Je me restaure et je repars pour 8 kilomètres de bonheur. Il n'y a que des sentes à travers bois où l'on peut courir à son niveau jusqu'à la vallée. Il suffit de se laisser couler à l'image des multiples ruisselets qui empruntent souvent le même trajet que nous. Le début est dans la neige avec quelques sections à risque modéré puis tout est dans les bois.

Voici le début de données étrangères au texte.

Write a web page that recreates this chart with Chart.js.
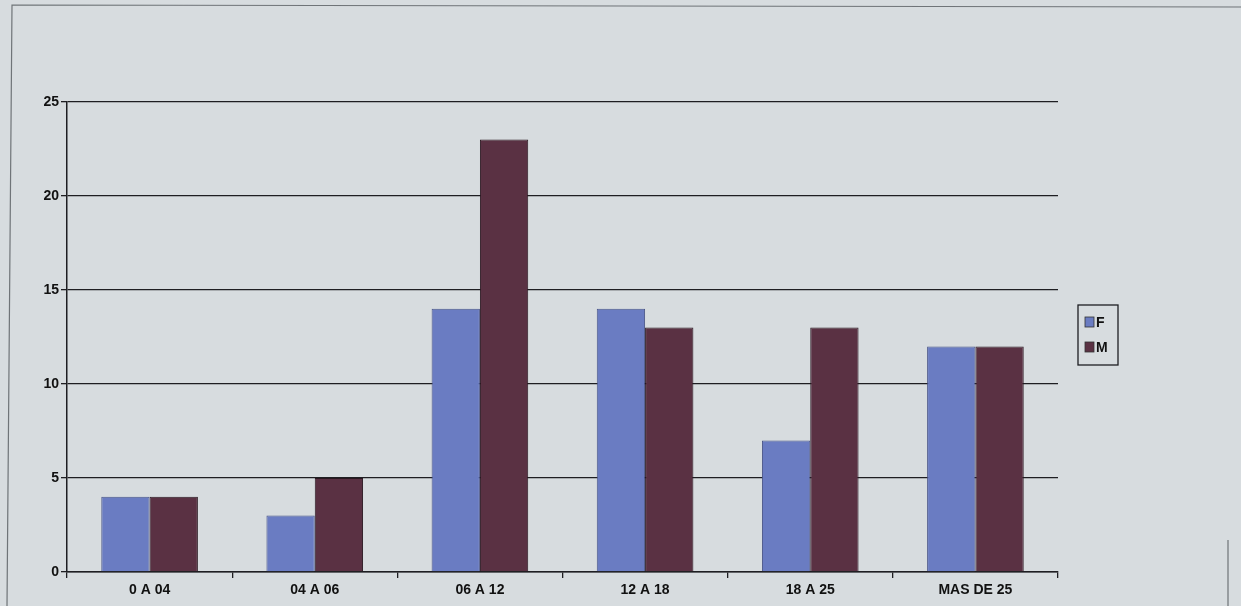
<!DOCTYPE html>
<html>
<head>
<meta charset="utf-8">
<script src="https://cdn.jsdelivr.net/npm/chart.js@4/dist/chart.umd.min.js"></script>
<style>
  html, body { margin: 0; padding: 0; background: #d7dcdf; }
  #wrap { width: 1241px; height: 606px; position: relative; }
</style>
</head>
<body>
<div id="wrap"><canvas id="chart" width="1241" height="606"></canvas></div>
<script>
// age groups and counts by sex
const categories = ['0 A 04', '04 A 06', '06 A 12', '12 A 18', '18 A 25', 'MAS DE 25'];
const femValues = [4, 3, 14, 14, 7, 12];
const mascValues = [4, 5, 23, 13, 13, 12];
const yTicks = [0, 5, 10, 15, 20, 25];

const COLORS = {
  fem: '#6a7cc2',
  masc: '#5a3143',
  line: '#1e1e22',
  text: '#111'
};

const FONT = { family: 'Liberation Sans', weight: 'bold', size: 14 };

// photo frame behind the chart
const framePlugin = {
  id: 'frame',
  beforeDraw(chart) {
    const c = chart.ctx;
    c.save();
    c.strokeStyle = '#6f7478';
    c.lineWidth = 1.2;
    c.beginPath();
    c.moveTo(7, 606);
    c.lineTo(12, 5);
    c.lineTo(1241, 7);
    c.moveTo(1228, 540);
    c.lineTo(1228, 606);
    c.stroke();
    c.restore();
  }
};

// boxed legend at the right, like the printed one
const boxLegend = {
  id: 'boxLegend',
  afterDraw(chart) {
    const c = chart.ctx;
    const x = 1078, y = 305, w = 40, h = 60;
    c.save();
    c.strokeStyle = COLORS.line;
    c.lineWidth = 1.3;
    c.strokeRect(x, y, w, h);
    c.font = 'bold 14px "Liberation Sans"';
    c.textBaseline = 'middle';
    chart.data.datasets.forEach(function(ds, i) {
      const cy = y + 17 + i * 25;
      c.fillStyle = ds.backgroundColor;
      c.fillRect(x + 7, cy - 5, 9, 10);
      c.strokeStyle = '#333';
      c.lineWidth = 0.8;
      c.strokeRect(x + 7, cy - 5, 9, 10);
      c.fillStyle = COLORS.text;
      c.fillText(ds.label, x + 18, cy + 1);
    });
    c.restore();
  }
};

const ctx = document.getElementById('chart');
new Chart(ctx, {
  type: 'bar',
  data: {
    labels: categories,
    datasets: [
      {
        label: 'F',
        data: femValues,
        backgroundColor: COLORS.fem,
        borderColor: '#4a5588',
        borderWidth: 1,
        categoryPercentage: 0.585,
        barPercentage: 1.0
      },
      {
        label: 'M',
        data: mascValues,
        backgroundColor: COLORS.masc,
        borderColor: '#2a1820',
        borderWidth: 1,
        categoryPercentage: 0.585,
        barPercentage: 1.0
      }
    ]
  },
  options: {
    responsive: false,
    animation: false,
    layout: { padding: { left: 0, top: 102, right: 183, bottom: 0 } },
    plugins: {
      tooltip: { enabled: false },
      legend: { display: false }
    },
    scales: {
      x: {
        grid: {
          offset: true,
          drawOnChartArea: false,
          color: COLORS.line,
          tickLength: 6,
          lineWidth: 1.3
        },
        border: { color: COLORS.line, width: 1.5 },
        ticks: { color: COLORS.text, padding: 4, font: FONT },
        afterFit: function(scale) { scale.height = 34; }
      },
      y: {
        min: 0,
        max: 25,
        afterBuildTicks: function(scale) {
          scale.ticks = yTicks.map(function(v) { return { value: v }; });
        },
        grid: { color: COLORS.line, lineWidth: 1.3, tickLength: 6 },
        border: { color: COLORS.line, width: 1.5 },
        ticks: { color: COLORS.text, padding: 2, font: FONT },
        afterFit: function(scale) { scale.width = 67; }
      }
    }
  },
  plugins: [framePlugin, boxLegend]
});
</script>
</body>
</html>
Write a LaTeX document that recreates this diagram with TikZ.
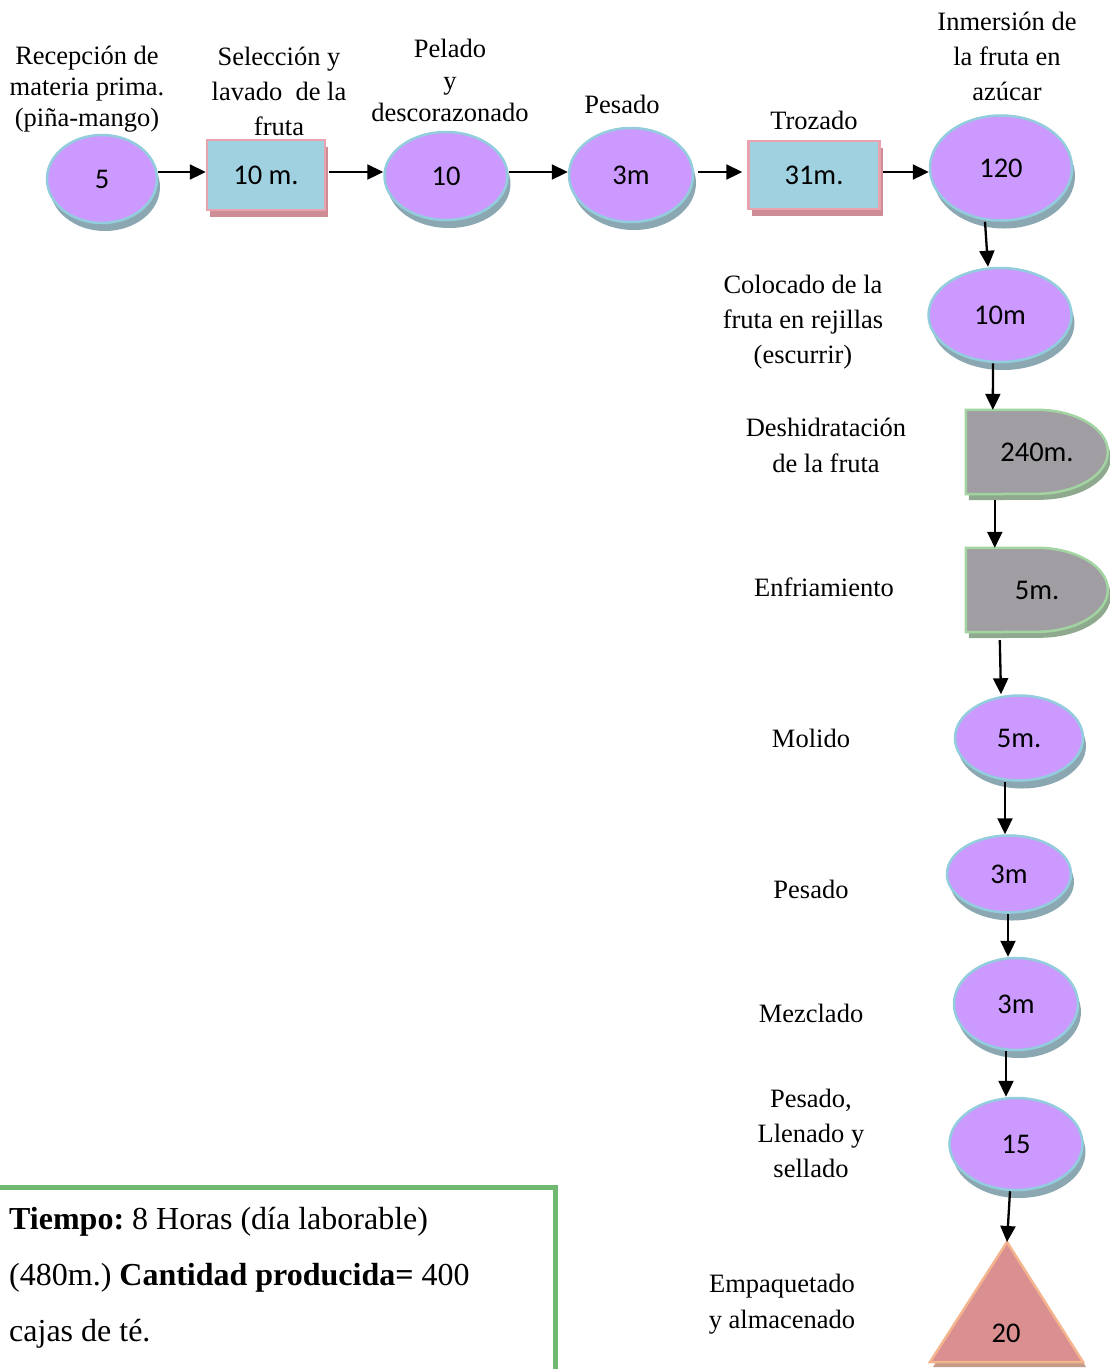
\documentclass[tikz,border=0pt]{standalone}
\usepackage{fontspec}
\setmainfont{Liberation Serif}
\newfontfamily\numfont{Carlito}
\usepackage{xcolor}
\usetikzlibrary{shapes.geometric,shadows,arrows.meta,backgrounds,scopes}
\frenchspacing

\definecolor{lila}{HTML}{CC99FF}
\definecolor{lilaline}{HTML}{93CDDD}
\definecolor{lilashade}{HTML}{8BA8B2}
\definecolor{celeste}{HTML}{A0D1E0}
\definecolor{rosa}{HTML}{E9A3AE}
\definecolor{rosashade}{HTML}{CD8C96}
\definecolor{gris}{HTML}{A09EA3}
\definecolor{verdeline}{HTML}{A2D4A2}
\definecolor{verdeshade}{HTML}{8FA98F}
\definecolor{salmon}{HTML}{DA9090}
\definecolor{durazno}{HTML}{F3B48E}
\definecolor{salmonshade}{HTML}{C49A88}
\definecolor{marco}{HTML}{70B870}

\newcommand\lblfont{\fontsize{26.5}{35}\selectfont}
\newcommand\nmfont{\numfont\fontsize{28.5}{32}\selectfont}

\begin{document}
\begin{tikzpicture}[x=1pt,y=-1pt,
      opn/.style={ellipse,draw=lilaline,fill=lila,line width=2.5pt,inner sep=0pt,font=\nmfont,
                  drop shadow={shadow xshift=3pt,shadow yshift=-8pt,fill=lilashade,opacity=1}},
      insp/.style={rectangle,draw=rosa,fill=celeste,line width=2.5pt,inner sep=0pt,font=\nmfont,
                  drop shadow={shadow xshift=3pt,shadow yshift=-7pt,fill=rosashade,opacity=1}},
      dly/.style={rectangle,minimum width=142pt,minimum height=84pt,inner sep=0pt,font=\nmfont},
      dlyshape/.style={draw=verdeline,fill=gris,line width=2.5pt},
      lbl/.style={align=center,font=\lblfont,inner sep=0pt},
      flow/.style={-{Triangle[length=16pt,width=15pt]},line width=2.3pt},
      info/.style={align=left,inner sep=0pt,font=\fontsize{32}{56}\selectfont}
]
      \useasboundingbox (0,0) rectangle (1110,1369);

      % fila superior
      \node[opn,minimum width=110pt,minimum height=88pt] (n1) at (102,179) {5};
      \node[insp,minimum width=118pt,minimum height=70pt] (n2) at (266,175) {10 m.};
      \node[opn,minimum width=123pt,minimum height=88pt] (n3) at (446,176) {10};
      \node[opn,minimum width=124pt,minimum height=94pt] (n4) at (631,175) {3m};
      \node[insp,minimum width=131pt,minimum height=68pt] (n5) at (814,175) {31m.};
      \node[opn,minimum width=142pt,minimum height=105pt] (n6) at (1001,168) {120};

      % columna derecha
      \node[opn,minimum width=143pt,minimum height=94pt] (n7) at (1000,315) {10m};
      \node[dly] (n8) at (1037,452) {240m.};
      \node[dly] (n9) at (1037,590) {5m.};
      \node[opn,minimum width=128pt,minimum height=85pt] (n10) at (1019,738) {5m.};
      \node[opn,minimum width=124pt,minimum height=77pt] (n11) at (1009,874) {3m};
      \node[opn,minimum width=124pt,minimum height=92pt] (n12) at (1016,1004) {3m};
      \node[opn,minimum width=133pt,minimum height=92pt] (n13) at (1016,1144) {15};
      \node[font=\nmfont,inner sep=0pt] (n14) at (1006,1333) {20};
      \coordinate (n14top) at (1007,1242);

      % formas de demora y almacenaje
      \begin{scope}[on background layer]
          \foreach \d in {n8,n9} {
              \fill[verdeshade] ([shift={(3pt,-6pt)}]\d.north west) -- ++(71,0)
                  arc[x radius=71pt,y radius=42pt,start angle=90,end angle=-90]
                  -- ([shift={(3pt,-6pt)}]\d.south west) -- cycle;
              \draw[dlyshape] (\d.north west) -- ++(71,0)
                  arc[x radius=71pt,y radius=42pt,start angle=90,end angle=-90]
                  -- (\d.south west) -- cycle;
          }
          \fill[salmonshade] ([shift={(3pt,-5pt)}]n14top) -- ++(76,120) -- ++(-153,0) -- cycle;
          \draw[draw=durazno,fill=salmon,line width=2.5pt,line join=miter] (n14top) -- ++(76,120) -- ++(-153,0) -- cycle;
      \end{scope}

      % etiquetas
      \node[lbl,font=\fontsize{26.5}{31}\selectfont] (l1) at (87,89) {Recepción de\\materia prima.\\(piña-mango)};
      \node[lbl] (l2) at (279,91) {Selección y\\lavado\ \ de la\\fruta};
      \node[lbl,font=\fontsize{26.5}{32}\selectfont] (l3) at (450,80) {Pelado\\y\\descorazonado};
      \node[lbl] (l4) at (622,104) {Pesado};
      \node[lbl] (l5) at (814,120) {Trozado};
      \node[lbl] (l6) at (1007,56) {Inmersión de\\la fruta en\\azúcar};
      \node[lbl] (l7) at (803,322) {Colocado de la\\fruta en rejillas\\(escurrir)};
      \node[lbl,font=\fontsize{26.5}{36}\selectfont] (l8) at (826,445) {Deshidratación\\de la fruta};
      \node[lbl] (l9) at (824,587) {Enfriamiento};
      \node[lbl] (l10) at (811,738) {Molido};
      \node[lbl] (l11) at (811,889) {Pesado};
      \node[lbl] (l12) at (811,1013) {Mezclado};
      \node[lbl] (l13) at (811,1133) {Pesado,\\Llenado y\\sellado};
      \node[lbl,font=\fontsize{26.5}{36}\selectfont] (l14) at (782,1304) {Empaquetado\\y almacenado};

      % flechas
      \coordinate (row) at (0,172);
      \draw[flow] (n1.east |- row) -- (n2.west |- row);
      \draw[flow] ([xshift=3pt]n2.east |- row) -- (n3.west |- row);
      \draw[flow] (n3.east |- row) -- (n4.west |- row);
      \draw[flow] ([xshift=4pt]n4.east |- row) -- ([xshift=-5pt]n5.west |- row);
      \draw[flow] ([xshift=2pt]n5.east |- row) -- (n6.west |- row);
      \draw[flow] ([xshift=-16pt]n6.south) -- ([xshift=-12pt]n7.north);
      \draw[flow] ([xshift=-7pt]n7.south) -- ([xshift=27pt]n8.north west);
      \draw[flow] ([xshift=29pt,yshift=-6pt]n8.south west) -- ([xshift=29pt]n9.north west);
      \draw[flow] ([xshift=34pt,yshift=-8pt]n9.south west) -- ([xshift=-18pt]n10.north);
      \draw[flow] ([xshift=-14pt]n10.south) -- ([xshift=-4pt]n11.north);
      \draw[flow] ([xshift=-1pt]n11.south) -- ([xshift=-8pt]n12.north);
      \draw[flow] ([xshift=-10pt]n12.south) -- ([xshift=-10pt]n13.north);
      \draw[flow] ([xshift=-6pt]n13.south) -- (n14top);

      % recuadro de tiempo
      \draw[marco,line width=5pt] (-10,1187) -- (555,1187) -- (555,1380);
      \node[info,anchor=north west] (info) at (9,1207)
          {\textbf{Tiempo:} 8 Horas (día laborable)\\(480m.) \textbf{Cantidad producida=} 400\\cajas de té.};
\end{tikzpicture}
\end{document}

On atteint la Croix de la Roque où un extraordinaire panorama couvre St Amans Soult et toute la vallée comme un paysage de conte de fée. Le dernier kilomètre dans le sentier est moins agréable puisque le chemin très étroit est taillé dans les fourrés, encaissé, glissant et servant actuellement de lit à un ruisseau pluvial. Nous ne pouvons éviter de courir dans l'eau avant d'atteindre la route goudronnée qui nous emmène à l'arrivée au pied de l'église en 200 mètres où l'on peut courir librement. Une petite côte et la ligne d'arrivée est franchie, sans fatigue excessive, un parcours que j'ai très modestement accompli en 2 heures et 45 minutes. Ma place de 493ème sur 781 coureurs me satisfait alors que mon unique objectif assumé et affiché est de « Finir et pas le Dernier ».

Dois-je préciser que le buffet à l'arrivée est à la mesure de l'ensemble de la journée, très complet. Nicolas qui courrait la Coupo Cambo arrive à 15 heures 30. Je suis changé, restauré et reposé, prêt à repartir quand il clôt son parcours en 9 heures 26 minutes à la 154ème place sur 278 coureurs finishers.

Un long arrêt buffet, au soleil, par une belle journée qui rappelle la proximité du printemps et nous repartons en sachant que la saison 2019 nous comptera sans doute à nouveau parmi les participants.

Merci aux organisateurs pour nous avoir offert l'une des plus belles courses de la région.